I feel like my instruction is going over a lot better, although there are still a few struggling students I urgently need to find a way to reach. There’s also one student who is both particularly quick with the concepts and particularly disengaged. This week, it’s been a major challenge to get him to show up for class. He normally walks in halfway through my class. It will be a major shame if he doesn’t hit his summer benchmark, but even more, it will be a major shame if he starts high school with this same attitude in the fall, because he has so much potential. TFA teaches us that ultimately, every problem in the classroom should be viewed as a teacher problem. So basically, there’s no excuses. My student is disengaged because I haven’t properly demonstrated the value of being invested in my class.

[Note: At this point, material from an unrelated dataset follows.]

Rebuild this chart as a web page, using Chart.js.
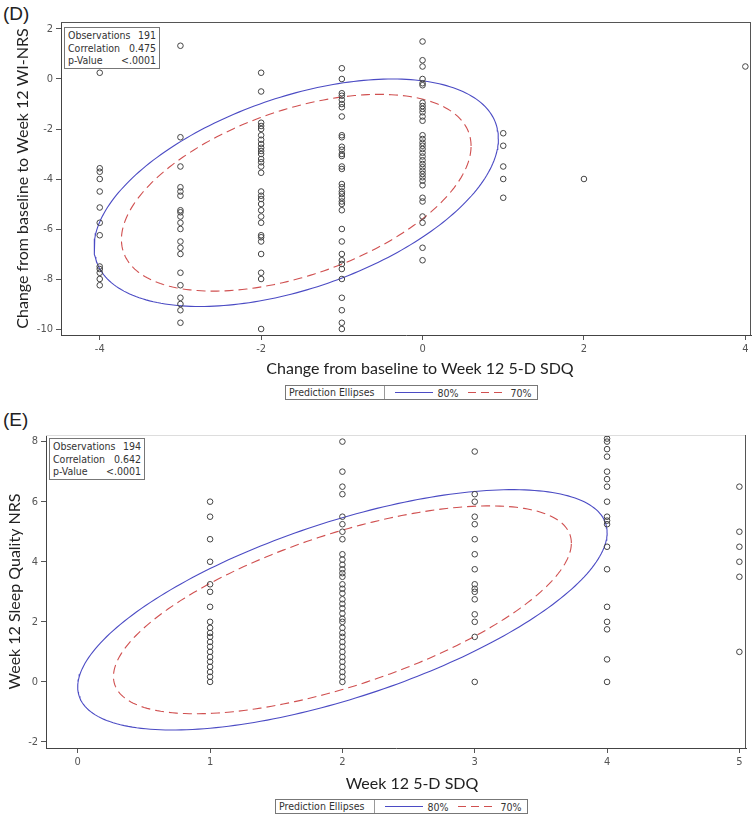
<!DOCTYPE html>
<html>
<head>
<meta charset="utf-8">
<script src="https://cdn.jsdelivr.net/npm/chart.js@4"></script>
<style>
  body { margin: 0; background: #fff; width: 756px; height: 815px; position: relative; overflow: hidden; }
  canvas { position: absolute; left: 0; }
  .panel { position: absolute; left: 3px; font: 19px "Liberation Sans", Arial, sans-serif; color: #222; }
  .xtitle { position: absolute; font: 16px Lato, "Open Sans", sans-serif; color: #222; transform: translateX(-50%); white-space: nowrap; }
  .stats { position: absolute; border: 1px solid #777; background: #fff; padding: 1px 3px;
           font: 10.5px "Liberation Sans Narrow", "DejaVu Sans Condensed", sans-serif; color: #333; line-height: 12.5px; }
  .stats div { display: flex; justify-content: space-between; }
  .legend { position: absolute; border: 1px solid #777; height: 13px; display: flex; align-items: center;
            font: 10.5px "Liberation Sans Narrow", "DejaVu Sans Condensed", sans-serif; color: #333; background: #fff; }
  .legend .lab { border-right: 1px solid #999; padding: 0 10px 0 3px; height: 13px; line-height: 13px; }
  .legend .ln { display: inline-block; width: 38px; margin: 0 4px 0 10px; height: 1px; }
  .legend .solid { background: #4b4bc4; }
  .legend .dash { background: repeating-linear-gradient(90deg, #d05050 0 8px, transparent 8px 13px); }
</style>
</head>
<body>
<div class="panel" style="top:3px">(D)</div>
<canvas id="chartD" width="756" height="380" style="top:0"></canvas>
<div class="stats" style="left:64px;top:27px;width:88px">
  <div><span>Observations</span><span>191</span></div>
  <div><span>Correlation</span><span>0.475</span></div>
  <div><span>p-Value</span><span>&lt;.0001</span></div>
</div>
<div class="xtitle" style="left:420px;top:358px">Change from baseline to Week 12 5-D SDQ</div>
<div class="legend" style="left:285px;top:385px">
  <span class="lab">Prediction Ellipses</span>
  <span class="ln solid"></span><span>80%</span>
  <span class="ln dash"></span><span style="padding-right:6px">70%</span>
</div>

<div class="panel" style="top:409px">(E)</div>
<canvas id="chartE" width="756" height="380" style="top:400px"></canvas>
<div class="stats" style="left:49px;top:438px;width:88px">
  <div><span>Observations</span><span>194</span></div>
  <div><span>Correlation</span><span>0.642</span></div>
  <div><span>p-Value</span><span>&lt;.0001</span></div>
</div>
<div class="xtitle" style="left:412px;top:773px">Week 12 5-D SDQ</div>
<div class="legend" style="left:275px;top:799px">
  <span class="lab">Prediction Ellipses</span>
  <span class="ln solid"></span><span>80%</span>
  <span class="ln dash"></span><span style="padding-right:6px">70%</span>
</div>

<script>
// Panel D: change in 5-D SDQ (x) vs change in WI-NRS (y), one array per x column
const dColumns = [-4, -3, -2, -1, 0, 1, 2, 4];
const dColM4 = [0.25, -3.57, -3.71, -4.0, -4.5, -5.14, -5.75, -6.25, -7.5, -7.6, -7.75, -8.0, -8.25];
const dColM3 = [1.33, -2.33, -3.5, -4.33, -4.5, -4.67, -5.25, -5.33, -5.5, -5.75, -6.0, -6.5, -6.75, -7.0, -7.75, -8.25, -8.75, -9.0, -9.25, -9.75];
const dColM2 = [0.25, -0.5, -1.75, -1.88, -2.0, -2.25, -2.43, -2.6, -2.75, -2.88, -3.0, -3.2, -3.33, -3.5, -3.75, -4.5, -4.67, -4.8, -5.0, -5.25, -5.5, -5.75, -6.25, -6.33, -6.5, -7.0, -7.75, -8.0, -10.0];
const dColM1 = [0.43, 0, -0.57, -0.67, -0.83, -1.0, -1.13, -1.5, -2.25, -2.33, -2.71, -2.83, -3.0, -3.08, -3.5, -3.6, -4.2, -4.33, -4.5, -4.6, -4.75, -4.9, -5.0, -5.25, -6.0, -6.5, -7.0, -7.25, -7.4, -7.6, -8.0, -8.75, -9.25, -9.75, -10.0];
const dCol0 = [1.5, 0.75, 0.5, 0, -0.17, -0.25, -0.95, -1.08, -1.2, -1.33, -1.5, -1.67, -2.25, -2.4, -2.55, -2.67, -2.8, -2.95, -3.1, -3.25, -3.4, -3.53, -3.67, -3.8, -3.93, -4.07, -4.25, -4.75, -4.9, -5.5, -5.75, -6.75, -7.25];
const dColP1 = [-2.17, -2.67, -3.5, -4.0, -4.75];
const dColP2 = [-4.0];
const dColP4 = [0.5];
const dXTicks = [-4, -2, 0, 2, 4];
const dYTicks = [-10, -8, -6, -4, -2, 0, 2];
// summary stats behind the prediction ellipses
const dMean = [-1.565, -4.55];
const dSd = [1.396, 2.536];
const dCorr = 0.475;

// Panel E: week 12 5-D SDQ (x) vs week 12 sleep quality NRS (y)
const eColumns = [1, 2, 3, 4, 5];
const eCol1 = [6.0, 5.5, 4.75, 4.0, 3.25, 3.0, 2.5, 2.0, 1.8, 1.63, 1.5, 1.33, 1.17, 1.0, 0.83, 0.67, 0.5, 0.33, 0.17, 0];
const eCol2 = [8.0, 7.0, 6.5, 6.25, 5.5, 5.25, 5.0, 4.75, 4.25, 4.07, 3.9, 3.75, 3.62, 3.5, 3.25, 3.1, 2.95, 2.75, 2.6, 2.45, 2.28, 2.1, 2.0, 1.8, 1.63, 1.5, 1.33, 1.17, 1.0, 0.83, 0.67, 0.5, 0.33, 0.17, 0];
const eCol3 = [7.67, 6.25, 6.0, 5.5, 5.25, 4.75, 4.25, 3.75, 3.25, 3.1, 3.0, 2.75, 2.25, 2.0, 1.5, 0];
const eCol4 = [8.25, 8.1, 8.0, 7.75, 7.5, 7.0, 6.75, 6.5, 6.0, 5.5, 5.37, 5.25, 4.5, 3.75, 2.5, 2.0, 1.75, 0.75, 0];
const eCol5 = [6.5, 5.0, 4.5, 4.0, 3.5, 1.0];
const eXTicks = [0, 1, 2, 3, 4, 5];
const eYTicks = [-2, 0, 2, 4, 6, 8];
const eMean = [2.0, 2.4];
const eSd = [1.115, 2.23];
const eCorr = 0.642;

const levels = [0.8, 0.7];

// Build {x,y} points from column arrays
function toPoints(columns, cols) {
  const pts = [];
  columns.forEach((x, i) => cols[i].forEach(y => pts.push({ x, y })));
  return pts;
}

// Prediction ellipse outline for a bivariate normal at a given coverage level
function ellipse(mean, sd, r, p) {
  const k = Math.sqrt(-2 * Math.log(1 - p));
  const pts = [];
  for (let i = 0; i <= 240; i++) {
    const t = (i / 240) * 2 * Math.PI;
    pts.push({
      x: mean[0] + k * sd[0] * Math.cos(t),
      y: mean[1] + k * sd[1] * (r * Math.cos(t) + Math.sqrt(1 - r * r) * Math.sin(t))
    });
  }
  return pts;
}

// Box around the plot area
const frame = {
  id: "frame",
  afterDraw(chart, args, opts) {
    const { ctx, chartArea: a } = chart;
    ctx.save();
    ctx.lineWidth = 1;
    ctx.strokeStyle = opts.top || "#555";
    ctx.beginPath();
    ctx.moveTo(a.left, a.top + 0.5);
    ctx.lineTo(a.right, a.top + 0.5);
    ctx.stroke();
    ctx.strokeStyle = "#555";
    ctx.beginPath();
    ctx.moveTo(a.right - 0.5, a.top);
    ctx.lineTo(a.right - 0.5, a.bottom);
    ctx.stroke();
    ctx.restore();
  }
};

const tickFont = { family: "'Liberation Sans Narrow', 'DejaVu Sans Condensed', sans-serif", size: 11 };

function makeChart(id, cfg) {
  new Chart(document.getElementById(id), {
    type: "scatter",
    data: {
      datasets: [
        {
          data: toPoints(cfg.columns, cfg.cols),
          pointStyle: "circle",
          pointRadius: 2.8,
          pointBorderWidth: 1,
          pointBorderColor: "#444",
          pointBackgroundColor: "rgba(0,0,0,0)"
        },
        {
          data: ellipse(cfg.mean, cfg.sd, cfg.corr, levels[0]),
          showLine: true, pointRadius: 0, borderWidth: 1.1,
          borderColor: "#4b4bc4", tension: 0
        },
        {
          data: ellipse(cfg.mean, cfg.sd, cfg.corr, levels[1]),
          showLine: true, pointRadius: 0, borderWidth: 1.1,
          borderColor: "#d05050", borderDash: [9, 5], tension: 0
        }
      ]
    },
    options: {
      responsive: false,
      animation: false,
      layout: { padding: cfg.padding },
      plugins: { legend: { display: false }, tooltip: { enabled: false }, frame: { top: cfg.frameTop } },
      scales: {
        x: {
          min: cfg.xRange[0], max: cfg.xRange[1],
          afterBuildTicks: s => { s.ticks = cfg.xTicks.map(v => ({ value: v })); },
          afterFit: s => { s.height = cfg.xHeight; },
          ticks: { font: tickFont, color: "#555", padding: 3, maxRotation: 0 },
          grid: { drawOnChartArea: false, tickLength: 5, color: "#555" },
          border: { color: "#444", width: 1 }
        },
        y: {
          min: cfg.yRange[0], max: cfg.yRange[1],
          afterBuildTicks: s => { s.ticks = cfg.yTicks.map(v => ({ value: v })); },
          afterFit: s => { s.width = cfg.yWidth; },
          ticks: { font: tickFont, color: "#555", padding: 3 },
          grid: { drawOnChartArea: false, tickLength: 5, color: "#555" },
          border: { color: "#444", width: 1 },
          title: {
            display: true, text: cfg.yTitle, color: "#222",
            font: { family: "Lato, 'Open Sans', sans-serif", size: 16 },
            padding: { top: 4, bottom: 4 }
          }
        }
      }
    },
    plugins: [frame]
  });
}

makeChart("chartD", {
  columns: dColumns,
  cols: [dColM4, dColM3, dColM2, dColM1, dCol0, dColP1, dColP2, dColP4],
  mean: dMean, sd: dSd, corr: dCorr,
  xRange: [-4.48, 4.07], yRange: [-10.24, 2.28],
  xTicks: dXTicks, yTicks: dYTicks,
  yTitle: "Change from baseline to Week 12 WI-NRS",
  padding: { left: 9, top: 22, right: 4, bottom: 0 },
  yWidth: 52, xHeight: 45, frameTop: "#555"
});

makeChart("chartE", {
  columns: eColumns,
  cols: [eCol1, eCol2, eCol3, eCol4, eCol5],
  mean: eMean, sd: eSd, corr: eCorr,
  xRange: [-0.24, 5.05], yRange: [-2.2, 8.22],
  xTicks: eXTicks, yTicks: eYTicks,
  yTitle: "Week 12 Sleep Quality NRS",
  padding: { left: 1, top: 35, right: 10, bottom: 0 },
  yWidth: 45, xHeight: 32, frameTop: "#ddd"
});
</script>
</body>
</html>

So even though my instruction has gone from poor to mediocre, I still have a long way to go. I’m a bit envious of one of my co-teachers, who seems to have a much better grasp on classroom management and investment than I do, and who is also a much more dynamic instructor. One of my students asked me on Friday why I was so dry. That took me aback just a bit, but really, that’s the least of my concerns.

Despite the fact that the quality of my teaching is improving, I’m still failing at teaching lessons that lead to mastery of the concept by all of students by the end of my 45 minutes, and I’m taking a not-insignificant amount of heat for it from my classroom observers. It’s intimidating that I can have 5 observers, and each one of them can generate a whole list of things I could be doing better, and every list would probably be different. Even so, I think that while my instructional delivery isn’t superb, I have my doubts that these student would master the concepts in 45 minute even if it was. After all, we’re trying to squeeze 180 days of instruction into about 18, and for some of my kids, it’s like they weren’t present in 8th grade math at all (which may well be true). But TFA tells us that everything comes back to the teacher, because even though some things may be out of our control, if we truly are doing everything right, we will reach many of the students who would otherwise be written off.

So really, what it comes down to is investment and remediation. I’ve got to get my struggling students invested, which means that I need to convince them that they can do the work (which I know to be true) and that there is value in it. It’s going to take a lot of extra work on my part and on theirs to make it work, and they’ll only do it if they’re invested.